=== WHAT IS REQUIRED ===
Reproduce the listing below from the line with "Give me the" to the line with "import seaborn as sns", both lines included, character for character, minus any pictures.

=== RECORD EXCERPTS ===
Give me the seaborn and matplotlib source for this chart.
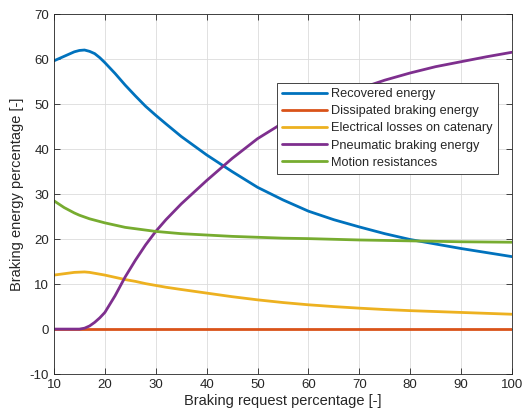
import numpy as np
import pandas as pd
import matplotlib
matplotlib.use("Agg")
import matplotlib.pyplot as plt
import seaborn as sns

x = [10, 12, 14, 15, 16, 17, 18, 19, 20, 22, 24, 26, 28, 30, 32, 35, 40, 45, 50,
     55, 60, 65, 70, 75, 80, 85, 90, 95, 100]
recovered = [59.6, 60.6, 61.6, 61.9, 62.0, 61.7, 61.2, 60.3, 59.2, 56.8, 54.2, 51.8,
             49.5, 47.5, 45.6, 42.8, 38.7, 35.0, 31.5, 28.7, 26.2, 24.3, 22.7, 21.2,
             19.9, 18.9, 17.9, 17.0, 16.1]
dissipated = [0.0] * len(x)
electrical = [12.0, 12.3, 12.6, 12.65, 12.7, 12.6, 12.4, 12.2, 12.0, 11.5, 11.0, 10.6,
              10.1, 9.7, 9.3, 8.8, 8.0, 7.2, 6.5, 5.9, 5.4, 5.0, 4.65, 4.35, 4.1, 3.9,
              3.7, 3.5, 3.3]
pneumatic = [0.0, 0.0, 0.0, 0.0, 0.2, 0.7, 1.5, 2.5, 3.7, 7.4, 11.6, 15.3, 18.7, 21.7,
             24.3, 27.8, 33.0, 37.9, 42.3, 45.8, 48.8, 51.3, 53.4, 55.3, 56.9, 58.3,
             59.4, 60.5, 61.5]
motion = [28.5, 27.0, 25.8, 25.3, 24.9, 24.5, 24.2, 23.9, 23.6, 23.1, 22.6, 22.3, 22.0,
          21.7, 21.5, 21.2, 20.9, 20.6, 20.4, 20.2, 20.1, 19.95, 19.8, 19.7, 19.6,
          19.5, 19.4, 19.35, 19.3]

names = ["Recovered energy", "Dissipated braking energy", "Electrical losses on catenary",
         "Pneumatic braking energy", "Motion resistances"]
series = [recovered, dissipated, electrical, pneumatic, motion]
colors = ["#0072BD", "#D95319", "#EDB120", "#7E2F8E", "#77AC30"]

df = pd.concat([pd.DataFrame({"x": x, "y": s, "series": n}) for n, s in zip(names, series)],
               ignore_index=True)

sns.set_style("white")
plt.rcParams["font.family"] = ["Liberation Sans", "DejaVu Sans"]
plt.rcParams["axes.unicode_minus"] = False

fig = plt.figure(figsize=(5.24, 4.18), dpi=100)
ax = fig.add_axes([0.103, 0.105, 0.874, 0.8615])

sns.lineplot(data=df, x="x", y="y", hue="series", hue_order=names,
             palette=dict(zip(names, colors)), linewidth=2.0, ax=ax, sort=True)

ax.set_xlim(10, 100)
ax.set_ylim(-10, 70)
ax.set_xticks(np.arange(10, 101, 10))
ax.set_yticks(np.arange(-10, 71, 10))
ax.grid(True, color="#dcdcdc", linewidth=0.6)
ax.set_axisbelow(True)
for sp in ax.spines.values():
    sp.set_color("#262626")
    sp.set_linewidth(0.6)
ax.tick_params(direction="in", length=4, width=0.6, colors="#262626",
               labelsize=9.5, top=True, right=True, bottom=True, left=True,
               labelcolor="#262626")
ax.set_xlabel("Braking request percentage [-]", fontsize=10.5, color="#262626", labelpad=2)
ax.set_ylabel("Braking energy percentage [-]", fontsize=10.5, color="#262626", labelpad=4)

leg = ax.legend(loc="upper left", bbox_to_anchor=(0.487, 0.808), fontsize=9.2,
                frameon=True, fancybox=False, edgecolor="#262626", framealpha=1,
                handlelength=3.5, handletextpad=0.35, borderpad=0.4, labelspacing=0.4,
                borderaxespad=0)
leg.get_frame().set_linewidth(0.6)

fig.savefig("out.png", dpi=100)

* * *

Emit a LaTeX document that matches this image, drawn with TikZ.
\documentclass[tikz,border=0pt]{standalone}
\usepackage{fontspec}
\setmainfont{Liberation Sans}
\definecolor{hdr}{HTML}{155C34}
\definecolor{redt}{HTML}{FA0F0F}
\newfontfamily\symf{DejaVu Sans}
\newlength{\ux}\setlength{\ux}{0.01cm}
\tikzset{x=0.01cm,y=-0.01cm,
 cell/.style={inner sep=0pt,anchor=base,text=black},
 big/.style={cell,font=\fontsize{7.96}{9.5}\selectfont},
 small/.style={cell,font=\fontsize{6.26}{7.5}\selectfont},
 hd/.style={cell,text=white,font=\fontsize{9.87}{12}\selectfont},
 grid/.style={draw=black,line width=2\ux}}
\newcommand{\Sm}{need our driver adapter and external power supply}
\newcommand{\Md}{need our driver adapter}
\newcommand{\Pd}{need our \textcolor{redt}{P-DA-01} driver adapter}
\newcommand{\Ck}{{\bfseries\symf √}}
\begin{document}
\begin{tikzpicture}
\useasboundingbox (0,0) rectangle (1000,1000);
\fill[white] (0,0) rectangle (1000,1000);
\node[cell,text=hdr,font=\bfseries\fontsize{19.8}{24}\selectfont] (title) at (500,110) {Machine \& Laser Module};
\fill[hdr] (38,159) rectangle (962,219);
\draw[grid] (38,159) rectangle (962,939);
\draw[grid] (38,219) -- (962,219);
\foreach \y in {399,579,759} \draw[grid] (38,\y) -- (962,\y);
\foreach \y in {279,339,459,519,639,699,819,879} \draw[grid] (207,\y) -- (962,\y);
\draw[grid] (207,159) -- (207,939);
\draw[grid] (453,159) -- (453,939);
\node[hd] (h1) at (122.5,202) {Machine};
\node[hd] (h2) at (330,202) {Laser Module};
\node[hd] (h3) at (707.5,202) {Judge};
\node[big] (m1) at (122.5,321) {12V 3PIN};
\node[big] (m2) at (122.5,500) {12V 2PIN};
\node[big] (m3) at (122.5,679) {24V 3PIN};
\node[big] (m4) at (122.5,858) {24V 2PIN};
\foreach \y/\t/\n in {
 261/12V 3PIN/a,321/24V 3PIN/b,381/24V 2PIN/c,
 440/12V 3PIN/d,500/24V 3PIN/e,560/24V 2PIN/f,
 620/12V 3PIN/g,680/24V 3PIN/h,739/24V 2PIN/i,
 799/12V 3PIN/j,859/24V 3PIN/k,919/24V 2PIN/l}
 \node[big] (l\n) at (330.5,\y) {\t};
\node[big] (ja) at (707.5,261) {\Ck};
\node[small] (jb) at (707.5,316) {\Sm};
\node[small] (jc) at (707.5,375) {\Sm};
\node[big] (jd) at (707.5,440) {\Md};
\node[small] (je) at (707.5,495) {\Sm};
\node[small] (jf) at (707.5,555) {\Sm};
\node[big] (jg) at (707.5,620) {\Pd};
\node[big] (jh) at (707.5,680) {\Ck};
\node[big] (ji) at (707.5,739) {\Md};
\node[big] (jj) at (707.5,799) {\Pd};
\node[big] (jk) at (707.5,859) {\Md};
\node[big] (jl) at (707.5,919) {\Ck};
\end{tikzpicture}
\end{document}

=== SOLUTION TO THIS TASK ===
Give me the seaborn and matplotlib source for this chart.
import numpy as np
import pandas as pd
import matplotlib
matplotlib.use("Agg")
import matplotlib.pyplot as plt
import seaborn as sns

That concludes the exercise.